* [DATASET ROWS]:
++++++++
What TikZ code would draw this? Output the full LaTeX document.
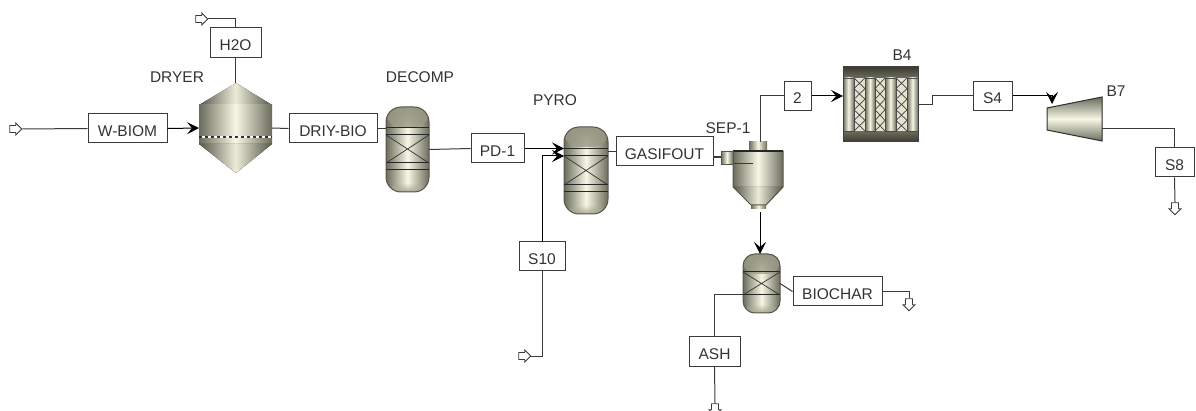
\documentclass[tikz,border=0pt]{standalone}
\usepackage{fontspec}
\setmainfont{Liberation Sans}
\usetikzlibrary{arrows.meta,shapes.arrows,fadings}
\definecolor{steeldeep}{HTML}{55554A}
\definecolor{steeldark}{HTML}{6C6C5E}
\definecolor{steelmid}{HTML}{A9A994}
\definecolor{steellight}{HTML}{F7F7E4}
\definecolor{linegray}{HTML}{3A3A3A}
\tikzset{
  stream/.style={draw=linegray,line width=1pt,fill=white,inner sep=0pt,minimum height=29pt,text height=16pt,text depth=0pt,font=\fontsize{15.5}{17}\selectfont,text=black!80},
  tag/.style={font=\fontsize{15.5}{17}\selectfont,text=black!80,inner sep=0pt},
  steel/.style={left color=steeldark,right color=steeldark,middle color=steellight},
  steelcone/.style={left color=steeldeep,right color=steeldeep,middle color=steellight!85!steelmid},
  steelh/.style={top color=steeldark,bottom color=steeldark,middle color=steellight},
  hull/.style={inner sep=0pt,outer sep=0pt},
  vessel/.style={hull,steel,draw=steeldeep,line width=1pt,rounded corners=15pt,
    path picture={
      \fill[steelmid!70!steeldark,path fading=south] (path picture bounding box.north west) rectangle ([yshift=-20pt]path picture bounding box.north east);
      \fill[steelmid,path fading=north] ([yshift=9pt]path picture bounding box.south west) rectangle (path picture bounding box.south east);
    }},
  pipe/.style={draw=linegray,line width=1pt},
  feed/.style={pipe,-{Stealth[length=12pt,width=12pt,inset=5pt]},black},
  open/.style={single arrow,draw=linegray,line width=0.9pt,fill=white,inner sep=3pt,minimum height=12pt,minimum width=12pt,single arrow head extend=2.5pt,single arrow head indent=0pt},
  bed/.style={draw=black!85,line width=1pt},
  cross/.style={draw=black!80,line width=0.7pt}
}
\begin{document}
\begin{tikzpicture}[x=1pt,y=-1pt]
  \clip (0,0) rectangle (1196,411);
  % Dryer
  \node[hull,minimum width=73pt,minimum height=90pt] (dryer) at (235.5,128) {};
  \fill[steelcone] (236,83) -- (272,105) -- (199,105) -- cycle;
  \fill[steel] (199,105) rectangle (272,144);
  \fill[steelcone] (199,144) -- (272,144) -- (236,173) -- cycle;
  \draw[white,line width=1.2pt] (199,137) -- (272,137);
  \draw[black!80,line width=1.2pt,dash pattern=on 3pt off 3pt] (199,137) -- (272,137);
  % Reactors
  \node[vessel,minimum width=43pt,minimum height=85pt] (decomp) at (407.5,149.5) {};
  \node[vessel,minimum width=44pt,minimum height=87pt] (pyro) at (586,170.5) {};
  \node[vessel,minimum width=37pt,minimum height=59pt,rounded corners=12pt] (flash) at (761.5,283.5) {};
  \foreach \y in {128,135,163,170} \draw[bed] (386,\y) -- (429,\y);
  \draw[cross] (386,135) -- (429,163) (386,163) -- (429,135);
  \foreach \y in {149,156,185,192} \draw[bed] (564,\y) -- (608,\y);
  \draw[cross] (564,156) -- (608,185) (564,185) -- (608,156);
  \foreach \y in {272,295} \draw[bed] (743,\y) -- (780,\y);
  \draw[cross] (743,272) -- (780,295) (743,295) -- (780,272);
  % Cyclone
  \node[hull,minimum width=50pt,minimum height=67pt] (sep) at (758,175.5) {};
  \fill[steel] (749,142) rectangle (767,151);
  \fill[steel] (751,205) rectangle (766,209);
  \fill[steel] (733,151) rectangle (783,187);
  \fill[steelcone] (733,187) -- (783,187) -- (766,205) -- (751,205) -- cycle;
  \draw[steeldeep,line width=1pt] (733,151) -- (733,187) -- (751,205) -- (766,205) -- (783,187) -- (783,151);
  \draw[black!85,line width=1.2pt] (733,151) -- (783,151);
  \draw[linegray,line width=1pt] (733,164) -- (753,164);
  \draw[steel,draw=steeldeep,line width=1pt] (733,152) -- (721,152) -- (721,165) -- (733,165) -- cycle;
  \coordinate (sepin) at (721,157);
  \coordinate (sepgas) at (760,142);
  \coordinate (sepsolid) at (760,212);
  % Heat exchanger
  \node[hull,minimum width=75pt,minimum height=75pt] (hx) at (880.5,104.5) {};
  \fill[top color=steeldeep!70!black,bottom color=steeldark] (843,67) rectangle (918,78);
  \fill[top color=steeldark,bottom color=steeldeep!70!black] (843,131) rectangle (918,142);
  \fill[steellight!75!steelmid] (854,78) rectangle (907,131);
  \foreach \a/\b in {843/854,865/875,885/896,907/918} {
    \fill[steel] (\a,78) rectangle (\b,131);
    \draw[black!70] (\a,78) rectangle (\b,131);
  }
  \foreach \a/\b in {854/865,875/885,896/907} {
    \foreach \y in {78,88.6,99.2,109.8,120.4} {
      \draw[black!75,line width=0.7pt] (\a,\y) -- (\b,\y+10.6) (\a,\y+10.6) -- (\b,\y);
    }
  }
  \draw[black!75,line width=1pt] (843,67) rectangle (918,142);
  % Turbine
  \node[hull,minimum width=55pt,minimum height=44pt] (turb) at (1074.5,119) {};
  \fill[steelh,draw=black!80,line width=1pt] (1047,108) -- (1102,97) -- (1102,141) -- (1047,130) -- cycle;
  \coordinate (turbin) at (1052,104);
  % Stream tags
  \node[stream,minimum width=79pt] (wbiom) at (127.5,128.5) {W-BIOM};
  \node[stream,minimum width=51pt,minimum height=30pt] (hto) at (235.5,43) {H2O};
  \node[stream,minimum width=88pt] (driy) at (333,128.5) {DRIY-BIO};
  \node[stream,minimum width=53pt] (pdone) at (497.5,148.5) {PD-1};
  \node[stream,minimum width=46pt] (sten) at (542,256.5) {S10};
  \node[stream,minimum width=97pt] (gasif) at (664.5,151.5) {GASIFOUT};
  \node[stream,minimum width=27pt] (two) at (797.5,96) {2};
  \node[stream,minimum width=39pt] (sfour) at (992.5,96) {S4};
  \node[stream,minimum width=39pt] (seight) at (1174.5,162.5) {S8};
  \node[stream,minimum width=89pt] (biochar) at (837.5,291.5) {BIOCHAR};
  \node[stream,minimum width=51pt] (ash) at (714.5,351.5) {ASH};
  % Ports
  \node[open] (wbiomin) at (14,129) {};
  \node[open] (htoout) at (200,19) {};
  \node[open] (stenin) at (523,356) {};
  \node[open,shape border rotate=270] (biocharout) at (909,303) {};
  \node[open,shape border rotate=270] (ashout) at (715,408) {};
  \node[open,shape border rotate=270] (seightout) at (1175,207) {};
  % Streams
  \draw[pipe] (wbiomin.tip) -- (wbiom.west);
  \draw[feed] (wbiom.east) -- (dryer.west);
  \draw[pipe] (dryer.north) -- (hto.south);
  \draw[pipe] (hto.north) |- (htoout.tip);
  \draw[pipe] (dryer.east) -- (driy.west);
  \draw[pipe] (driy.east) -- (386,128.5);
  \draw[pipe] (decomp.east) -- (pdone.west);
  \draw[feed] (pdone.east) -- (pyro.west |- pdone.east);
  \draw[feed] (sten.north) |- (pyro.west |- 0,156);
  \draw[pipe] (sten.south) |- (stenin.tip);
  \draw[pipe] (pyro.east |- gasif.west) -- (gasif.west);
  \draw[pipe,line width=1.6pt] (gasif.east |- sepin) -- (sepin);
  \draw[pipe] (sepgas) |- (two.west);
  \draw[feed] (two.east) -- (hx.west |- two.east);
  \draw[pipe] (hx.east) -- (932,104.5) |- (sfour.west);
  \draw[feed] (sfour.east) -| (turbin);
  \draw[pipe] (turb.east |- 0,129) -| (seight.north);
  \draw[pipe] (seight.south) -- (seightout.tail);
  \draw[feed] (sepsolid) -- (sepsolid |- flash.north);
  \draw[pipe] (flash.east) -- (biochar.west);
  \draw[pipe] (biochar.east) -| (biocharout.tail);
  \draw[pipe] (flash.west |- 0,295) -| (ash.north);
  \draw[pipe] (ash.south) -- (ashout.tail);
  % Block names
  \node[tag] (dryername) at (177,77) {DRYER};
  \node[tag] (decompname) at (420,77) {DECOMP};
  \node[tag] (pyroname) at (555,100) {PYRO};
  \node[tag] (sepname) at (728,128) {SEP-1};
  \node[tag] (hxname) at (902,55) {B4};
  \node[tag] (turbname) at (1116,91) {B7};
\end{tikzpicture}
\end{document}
++++++++
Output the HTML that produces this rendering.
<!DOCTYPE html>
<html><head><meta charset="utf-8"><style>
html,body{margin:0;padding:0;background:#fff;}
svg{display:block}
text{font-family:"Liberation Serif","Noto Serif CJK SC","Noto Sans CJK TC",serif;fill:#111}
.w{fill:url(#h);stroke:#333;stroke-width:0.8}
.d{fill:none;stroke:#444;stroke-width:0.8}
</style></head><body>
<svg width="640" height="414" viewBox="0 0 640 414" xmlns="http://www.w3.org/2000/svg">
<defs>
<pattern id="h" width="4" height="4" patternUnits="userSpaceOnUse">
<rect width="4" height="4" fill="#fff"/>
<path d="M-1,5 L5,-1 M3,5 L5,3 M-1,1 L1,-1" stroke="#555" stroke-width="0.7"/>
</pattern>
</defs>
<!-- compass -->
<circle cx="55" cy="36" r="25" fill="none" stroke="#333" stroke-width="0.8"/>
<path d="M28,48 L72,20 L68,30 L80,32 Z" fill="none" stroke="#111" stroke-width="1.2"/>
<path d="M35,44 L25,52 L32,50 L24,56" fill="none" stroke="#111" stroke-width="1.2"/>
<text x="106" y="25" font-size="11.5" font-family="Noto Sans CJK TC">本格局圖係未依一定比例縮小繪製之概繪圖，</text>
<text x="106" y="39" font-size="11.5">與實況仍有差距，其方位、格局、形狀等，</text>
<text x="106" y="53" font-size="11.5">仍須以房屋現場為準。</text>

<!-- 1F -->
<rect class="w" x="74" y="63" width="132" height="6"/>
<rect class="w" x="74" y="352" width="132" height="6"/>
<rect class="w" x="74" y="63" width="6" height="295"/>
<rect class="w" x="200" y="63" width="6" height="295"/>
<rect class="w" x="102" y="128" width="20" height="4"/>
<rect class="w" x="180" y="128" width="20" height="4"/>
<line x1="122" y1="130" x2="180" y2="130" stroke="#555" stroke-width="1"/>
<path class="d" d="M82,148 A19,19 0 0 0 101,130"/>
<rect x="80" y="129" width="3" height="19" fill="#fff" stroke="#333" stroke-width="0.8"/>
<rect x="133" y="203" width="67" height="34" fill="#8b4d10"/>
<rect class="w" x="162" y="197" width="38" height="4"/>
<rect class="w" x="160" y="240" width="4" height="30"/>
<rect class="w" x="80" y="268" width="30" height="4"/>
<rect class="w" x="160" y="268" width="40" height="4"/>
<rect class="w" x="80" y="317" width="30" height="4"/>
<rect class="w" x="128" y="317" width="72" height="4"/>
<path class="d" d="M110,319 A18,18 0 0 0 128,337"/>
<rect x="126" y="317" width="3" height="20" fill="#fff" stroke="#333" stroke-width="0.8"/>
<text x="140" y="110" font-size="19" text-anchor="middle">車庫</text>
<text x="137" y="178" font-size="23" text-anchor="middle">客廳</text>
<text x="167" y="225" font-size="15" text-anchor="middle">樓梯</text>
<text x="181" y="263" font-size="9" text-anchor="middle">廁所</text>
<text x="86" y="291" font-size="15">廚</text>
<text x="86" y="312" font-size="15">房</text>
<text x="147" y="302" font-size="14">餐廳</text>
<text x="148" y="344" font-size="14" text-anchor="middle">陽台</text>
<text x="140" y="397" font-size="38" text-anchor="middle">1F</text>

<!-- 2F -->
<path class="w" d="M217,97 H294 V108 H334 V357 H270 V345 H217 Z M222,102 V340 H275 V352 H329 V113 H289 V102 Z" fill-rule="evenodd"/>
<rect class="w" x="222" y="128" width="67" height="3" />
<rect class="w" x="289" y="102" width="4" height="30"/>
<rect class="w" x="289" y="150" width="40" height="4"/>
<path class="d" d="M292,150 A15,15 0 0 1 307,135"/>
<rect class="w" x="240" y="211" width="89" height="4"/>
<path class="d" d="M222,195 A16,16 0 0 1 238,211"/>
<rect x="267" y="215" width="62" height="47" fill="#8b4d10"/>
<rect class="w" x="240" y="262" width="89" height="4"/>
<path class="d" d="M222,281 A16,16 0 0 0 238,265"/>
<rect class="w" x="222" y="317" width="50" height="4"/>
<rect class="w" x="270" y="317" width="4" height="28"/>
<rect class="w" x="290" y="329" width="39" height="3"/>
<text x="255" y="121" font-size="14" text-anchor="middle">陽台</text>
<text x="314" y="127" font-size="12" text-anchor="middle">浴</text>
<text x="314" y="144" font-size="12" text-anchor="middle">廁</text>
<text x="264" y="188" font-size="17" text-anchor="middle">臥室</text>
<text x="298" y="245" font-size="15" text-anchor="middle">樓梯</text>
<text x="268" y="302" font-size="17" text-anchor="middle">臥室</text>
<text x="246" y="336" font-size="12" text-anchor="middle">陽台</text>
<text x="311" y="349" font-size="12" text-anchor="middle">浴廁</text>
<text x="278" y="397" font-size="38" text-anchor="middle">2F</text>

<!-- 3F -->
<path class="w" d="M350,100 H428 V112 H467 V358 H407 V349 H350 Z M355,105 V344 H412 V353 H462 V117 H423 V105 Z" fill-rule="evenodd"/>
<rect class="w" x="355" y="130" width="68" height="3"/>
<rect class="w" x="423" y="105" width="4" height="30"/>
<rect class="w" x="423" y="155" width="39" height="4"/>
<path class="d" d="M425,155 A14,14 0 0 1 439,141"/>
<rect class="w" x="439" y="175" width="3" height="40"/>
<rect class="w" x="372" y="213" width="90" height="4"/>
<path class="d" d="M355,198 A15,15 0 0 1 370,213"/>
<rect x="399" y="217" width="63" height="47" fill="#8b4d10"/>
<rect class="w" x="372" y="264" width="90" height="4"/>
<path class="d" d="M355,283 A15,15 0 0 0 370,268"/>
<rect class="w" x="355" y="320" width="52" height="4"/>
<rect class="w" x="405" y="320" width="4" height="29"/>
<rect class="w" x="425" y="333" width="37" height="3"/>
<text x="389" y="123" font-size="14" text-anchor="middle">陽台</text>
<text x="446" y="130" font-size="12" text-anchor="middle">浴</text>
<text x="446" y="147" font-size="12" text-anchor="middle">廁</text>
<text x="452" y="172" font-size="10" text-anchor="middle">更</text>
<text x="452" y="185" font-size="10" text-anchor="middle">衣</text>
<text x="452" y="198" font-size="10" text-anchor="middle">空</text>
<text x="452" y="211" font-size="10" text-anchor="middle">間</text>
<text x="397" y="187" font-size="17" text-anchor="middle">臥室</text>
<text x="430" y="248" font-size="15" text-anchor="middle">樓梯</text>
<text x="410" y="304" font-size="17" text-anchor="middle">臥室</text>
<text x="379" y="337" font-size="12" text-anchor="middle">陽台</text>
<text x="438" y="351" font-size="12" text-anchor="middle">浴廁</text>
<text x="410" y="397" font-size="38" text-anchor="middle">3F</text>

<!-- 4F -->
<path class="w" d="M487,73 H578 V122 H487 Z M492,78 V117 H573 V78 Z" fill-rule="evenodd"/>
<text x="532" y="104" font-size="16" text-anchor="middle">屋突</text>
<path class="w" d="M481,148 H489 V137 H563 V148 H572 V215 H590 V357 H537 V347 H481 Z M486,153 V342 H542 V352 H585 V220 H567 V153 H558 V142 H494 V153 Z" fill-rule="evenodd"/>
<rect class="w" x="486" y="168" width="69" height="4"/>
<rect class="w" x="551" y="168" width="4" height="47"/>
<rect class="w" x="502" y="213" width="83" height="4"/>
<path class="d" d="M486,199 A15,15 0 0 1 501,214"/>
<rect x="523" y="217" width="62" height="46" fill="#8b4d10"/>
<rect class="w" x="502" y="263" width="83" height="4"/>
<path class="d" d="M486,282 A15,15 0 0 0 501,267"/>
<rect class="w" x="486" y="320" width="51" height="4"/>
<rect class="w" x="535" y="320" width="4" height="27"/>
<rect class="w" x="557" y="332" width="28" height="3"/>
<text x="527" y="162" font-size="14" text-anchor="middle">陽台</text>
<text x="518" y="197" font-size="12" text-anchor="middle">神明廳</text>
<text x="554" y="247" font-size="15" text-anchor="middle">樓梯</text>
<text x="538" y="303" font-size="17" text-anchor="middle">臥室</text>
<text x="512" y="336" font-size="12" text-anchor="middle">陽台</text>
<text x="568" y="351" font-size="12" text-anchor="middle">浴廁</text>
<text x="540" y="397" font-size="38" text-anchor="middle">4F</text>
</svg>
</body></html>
++++++++
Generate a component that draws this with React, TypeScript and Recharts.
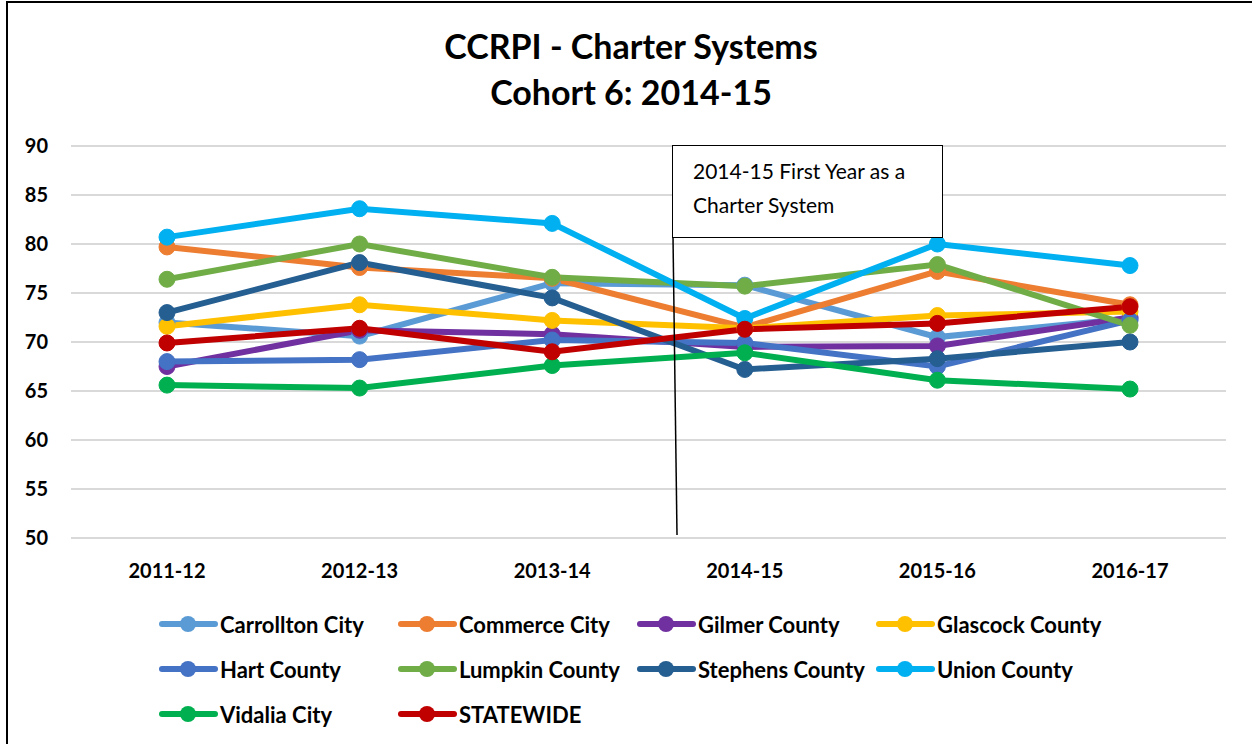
++++++++
* [EXERCISE AIM]:
Go through the records and pull out each line that includes the word "Output".

* [TASK RESPONSE]:
What TikZ code would draw this? Output the full LaTeX document.
Output the HTML that produces this rendering.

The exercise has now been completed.